Der Europäische Gerichtshof für Menschenrechte hat die ukrainische Regierung angewiesen, die inhaftierte ukrainische Ex-Regierungschefin Julia Timoschenko in einem „geeigneten Spital“ behandeln zu lassen. Die 51-Jährige müsse eine angemessene Behandlung erhalte, forderte das Gericht.
Gemäss Artikel 39 seiner Verfahrensordnung kann der Gerichtshof in dringenden Fällen eine „vorläufige Massnahme“ anordnen, was einer einstweiligen Verfügung entspricht.
Diese Massnahme gelte „ab sofort“ und sei somit unverzüglich zu befolgen, erläuterte eine Sprecherin des Gerichtshofes am Freitag in Strassburg. Das Gericht erwarte nun von der Ukraine Angaben über die Art und Weise, wie seine Anordnung umgesetzt werde.

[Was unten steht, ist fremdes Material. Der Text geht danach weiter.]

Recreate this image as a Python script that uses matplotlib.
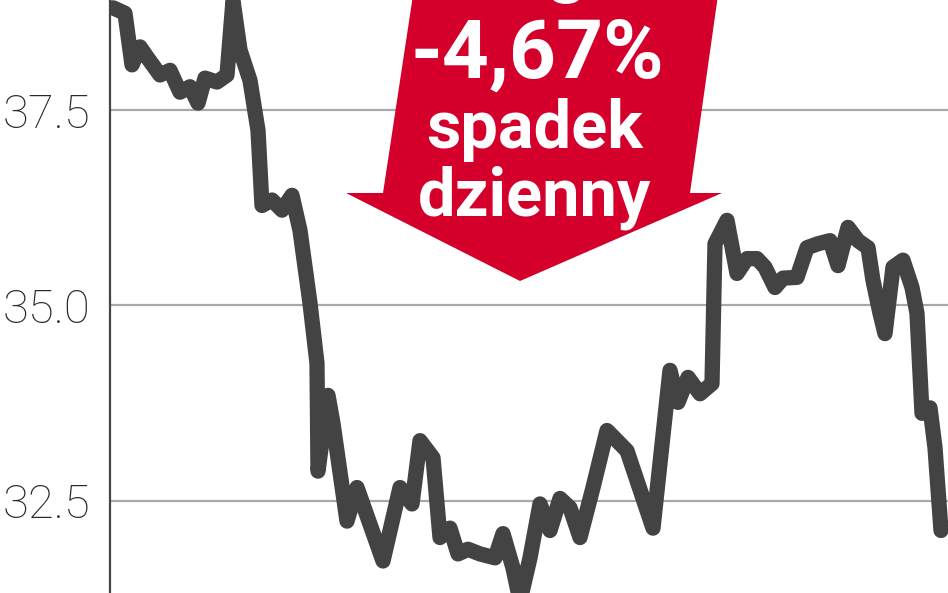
import matplotlib.pyplot as plt
from matplotlib.patches import Polygon, Ellipse

# sesje (kolejne dni notowań) i kurs zamknięcia
dni = [0, 3, 4.75, 6.75, 8.5, 11.75, 14.25, 16.75, 19.25, 21.25, 23, 26, 28.5, 30,
       31.75, 34.25, 36.25, 37.25, 39.75, 42.25, 44.75, 46.75, 49.25, 51, 51.25,
       53.75, 55, 58.5, 61, 67.5, 71.75, 74.75, 76.75, 80, 81.75, 84.25, 86.25,
       88.75, 91.75, 95.5, 97.5, 100, 101.75, 104.25, 106.75, 109.25, 111.75,
       114.25, 116.75, 120, 123.5, 128.5, 135, 139.25, 141.25, 143.75, 146.75,
       149.75, 150.5, 153.5, 156, 158.5, 161, 163, 165.5, 167.5, 171, 173.5,
       176.25, 179.25, 181.25, 183.75, 186.25, 188.75, 190, 191.75, 193, 195,
       197.5, 199.75, 201, 202.25, 204.25, 205.5, 207]
kurs = [38.81, 38.74, 38.08, 38.31, 38.18, 37.95, 38.01, 37.73, 37.80, 37.59,
        37.91, 37.86, 37.95, 38.90, 38.27, 37.88, 37.24, 36.28, 36.35, 36.22,
        36.41, 35.96, 35.03, 34.26, 32.88, 33.85, 33.49, 32.24, 32.67, 31.73,
        32.67, 32.46, 33.27, 33.05, 32.03, 32.15, 31.82, 31.88, 31.82, 31.77,
        32.08, 31.64, 31.22, 31.77, 32.46, 32.12, 32.53, 32.41, 32.03, 32.67,
        33.40, 33.14, 32.15, 34.17, 33.76, 34.08, 33.87, 34.00, 35.79, 36.09,
        35.41, 35.60, 35.60, 35.49, 35.23, 35.35, 35.36, 35.74, 35.79, 35.83,
        35.51, 36.00, 35.83, 35.74, 35.32, 34.90, 34.64, 35.49, 35.58, 35.23,
        34.90, 33.62, 33.69, 33.18, 32.12]

poziomy = [32.5, 35.0, 37.5]
etykiety = ["32.5", "35.0", "37.5"]
spadek = "-4,67%"

W, H = 948, 593
fig = plt.figure(figsize=(W / 100, H / 100), dpi=100)
ax = fig.add_axes([110 / W, 0, (W - 110) / W, 1])

ax.set_xlim(-0.75, 208.75)
ax.set_ylim(31.32, 38.91)

for p in poziomy:
    ax.axhline(p, color="#a8a8a8", lw=1.6, zorder=1)

ax.plot(dni, kurs, color="#434343", lw=11, solid_joinstyle="round",
        solid_capstyle="round", zorder=3)

for s in ["top", "right", "bottom"]:
    ax.spines[s].set_visible(False)
ax.spines["left"].set_color("#444444")
ax.spines["left"].set_linewidth(1.6)
ax.set_xticks([])
ax.set_yticks(poziomy)
ax.set_yticklabels(etykiety)
ax.tick_params(axis="y", length=0, pad=14, labelsize=34, labelcolor="#2a2a2a")
for t in ax.get_yticklabels():
    t.set_fontfamily("Roboto")
    t.set_fontweight("light")

# czerwona strzałka z opisem
def fx(px, py):
    return (px / W, 1 - py / H)

ksztalt = [fx(413, -5), fx(718, -5), fx(690, 193), fx(722, 193),
           fx(520, 281), fx(346, 193), fx(383, 193)]
fig.patches.append(Polygon(ksztalt, closed=True, transform=fig.transFigure,
                           facecolor="#d4002b", edgecolor="none", zorder=5))
fig.patches.append(Ellipse(fx(566, -3), 28 / W, 14 / H, transform=fig.transFigure,
                           facecolor="white", edgecolor="none", zorder=6))

fig.text(537 / W, 1 - 78 / H, spadek, color="white", fontsize=59,
         fontfamily="Roboto", fontweight="bold", ha="center", va="baseline", zorder=7)
fig.text(534 / W, 1 - 148 / H, "spadek", color="white", fontsize=48,
         fontfamily="Roboto", fontweight="bold", ha="center", va="baseline", zorder=7)
fig.text(535 / W, 1 - 215 / H, "dzienny", color="white", fontsize=48,
         fontfamily="Roboto", fontweight="bold", ha="center", va="baseline", zorder=7)

fig.savefig("out.png", dpi=100)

Mit dem Fall wird sich auch das Ministerkomitee des Europarats befassen, in dem die Aussenminister der 47 Mitgliedsländer vertreten sind. Das Gremium hat unter anderem die Aufgabe, die Umsetzung der Urteile des Gerichtshofs für Menschenrechte zu überwachen.
Bandscheibenvorfall?
Die ehemalige Anführerin der orangenen Revolution in der Ukraine ist seit August im Gefängnis. Im Oktober wurde sie wegen Machtmissbrauchs zu sieben Jahren Haft verurteilt. Timoschenko leidet an starken Rückenschmerzen.
Ihrer Tochter zufolge hat sie einen Bandscheibenvorfall und einen Leistenbruch und kann kaum noch gehen. Zwei Ärzte der Berliner Universitätsklinik Charité hatten die Politikerin Mitte Februar gemeinsam mit drei kanadischen Kollegen im Gefängnis von Charkiw untersucht. Auch sie empfahlen die Behandlung in einer Spezialklinik.
Timoschenko will nach Berlin
Der ukrainische Generalstaatsanwalt und das Gesundheitsministerium hatten Anfang März signalisiert, Timoschenko eine Behandlung ausserhalb der Haftanstalt zu gewähren.
Nach Angaben der ukrainischen Behörden lehnt Timoschenko eine Behandlung ihrer Rückenschmerzen im Gefängnis ab. Sie fordere stattdessen die Überstellung an die Charité. Auch ein von ukrainischen und deutschen Spezialisten vorgeschlagenes Therapieprogramm in der Haftanstalt lehne sie „kategorisch“ ab.